しっかりと学習者と信頼関係を作れている教師であれば、学習者から「日本語学習」以外のこともさまざま相談を受けます。
交友関係が広い学習者ならともかく、彼らにとっての「日本人」は日本語の先生だけということもあります。
例え専門的な知識であっても日本人ならわかるだろうと質問してくることも多いです。
特に国民性にもよりますが、「先生」という職業はとても信頼されている職業でもあるんですよね。国によっては「先生の日」というものがあり、毎年メッセージをくれる学習者も少なくありません。
そのような学習者の力になるためにも、彼らが直面するだろう問題にはある程度精通しておくに越したことはないでしょう。
それでも「餅は餅屋」という教師もいると思います。
人材紹介、不動産などは専門性が高いので、プロに任せた方がいいという気持ちもわかりますが、実際それらの仕事をしている方々が皆正しい道を示してくれるかというとそうではありません。
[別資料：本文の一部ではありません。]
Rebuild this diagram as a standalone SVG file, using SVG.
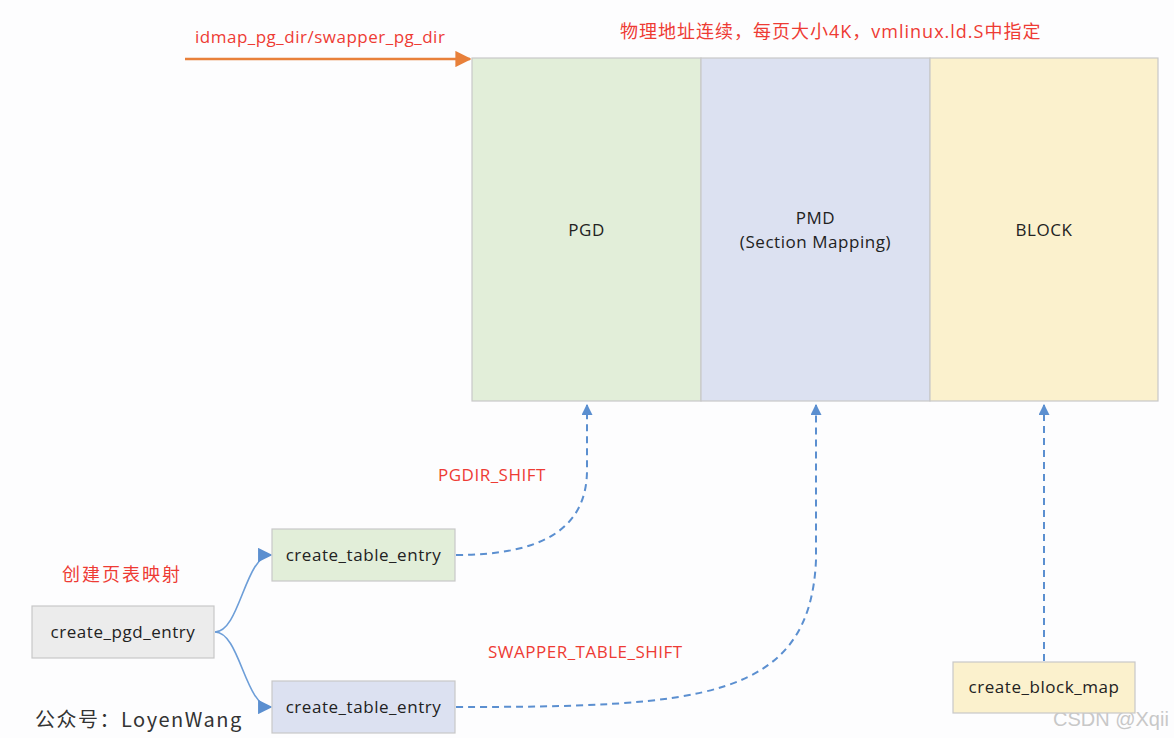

私自身、過去にそのプロに騙されるような形になってしまった外国人を多くみています。
今では私も、業界の知識や人材紹介の仕組み、不動産の専門的知識、その他ビザのことなどの知識を人並み以上に習得しました。
それにより、学習者自身の選択肢を増やすことができ、間違いのないアドバイスをできるようになったと感じています。
過去に日本語教育以外のことについて相談、お願いされた一部を紹介しましょう。
キャリア相談(どんな仕事が合っているかなど)
引っ越し、不動産相談(不動産に関すること(手数料など高いかどうかなど))
恋愛相談(主に対日本人との恋愛について)
仕事や生活のトラブル(会社が社会保険や雇用保険に入っていないなど)
ビザの相談(ビザの申請方法、雇用理由書の書き方の相談など)
緊急連絡先、連帯保証人のお願い(連帯保証人にはなっていないですが・・)
日本語学校によっては学生との個人連絡先の交換は禁止されているケースもありますが、特にそういうルールもない学校であれば、余計にこういう相談は増えると思います。
私自身、7~8年前は台湾で日本語を教えていましたが、今でもその頃の学生から相談事を受けています。
そのため、幅広い知識や経験が日本語教師では活かすことができるんですね。
日本語業界の価値向上
日本語教育の仕事はとてもやりがいがある仕事ですが、世間的な価値はあまり高いものとは言えません。
それは待遇にも反映されていると思いますし、日本人なら誰でも日本語を教えられるという世間の声も未だに少なくありません。
実際、オンライン講師などを見ると、資格も持つ教師より、資格を持たない教師の方が人気を博しているケースも多いです。
日々の授業に追われ、教案を作成することでいっぱいいっぱいとなっている教師は、知識やスキルは身につかず、実際に資格を持たない日本人より劣ると感じる教師もいます。
資格を持たない教師で人気がある人は、「外国語能力が高い」「コミュニケーション能力が高い」など別のスキルを持っていることが強みですよね。
以下の計算式を見てください。
資格を持つ日本語教師
日本語教師レベル10 × 語学レベル2 × コミュニケーション能力2 =40レベル
資格を持たない日本語教師
日本語教師レベル2 × 語学レベル10 × コミュニケーション能力5 =100レベル
日本語教師の知識だけでなく、日本語を教えるために必要な他の能力を掛算してみると、資格のない日本人に劣ってしまうケースがあります。
私は今の世の中は、この掛算の法則がとても大事だと思っています。
一つの能力を追求していく人より、さまざまな能力を身に付けている人の方が圧倒的に活躍している時代です。
例えば芸能人なら「芸能人」×「小説家」「起業家」「映画監督」など、2つ以上の武器を持つ人が成功してますよね。
これは会社でも同じです。現在はほとんどの業界が「IT」と掛算した事業を展開しています。
実際、最近企業から日本語教育についての相談を受けるとき、「○○業界」に合わせた教育を実施してほしいと言われることがあります。
そうなると、この掛算の法則の通り、日本語教育だけでなく、業界の知識にも理解がある教師がよりレベルが高く、求められる存在であることがわかりますよね。
皆さんもさまざまな知識や経験を得て、「唯一無二日本語教師の」を目指してもらえたらと思います。
まとめ
「日本語教師が他業界を知るべき理由」について記載しました。
この日本語教育業界をより価値のあるものにしていくためには、個々の教師のスキルアップが不可欠です。
スキルアップというのは決して日本語教育に精通することだけでなく、他の知識や経験を得ることも必要なことです。
「日本語教師」を軸として、「日本語を教えること以外」でも活躍できる教師が増えていけばいいなと思います。
それにより、日本語教師の活躍の幅が広がり、業界全体が成長していくと嬉しいですね。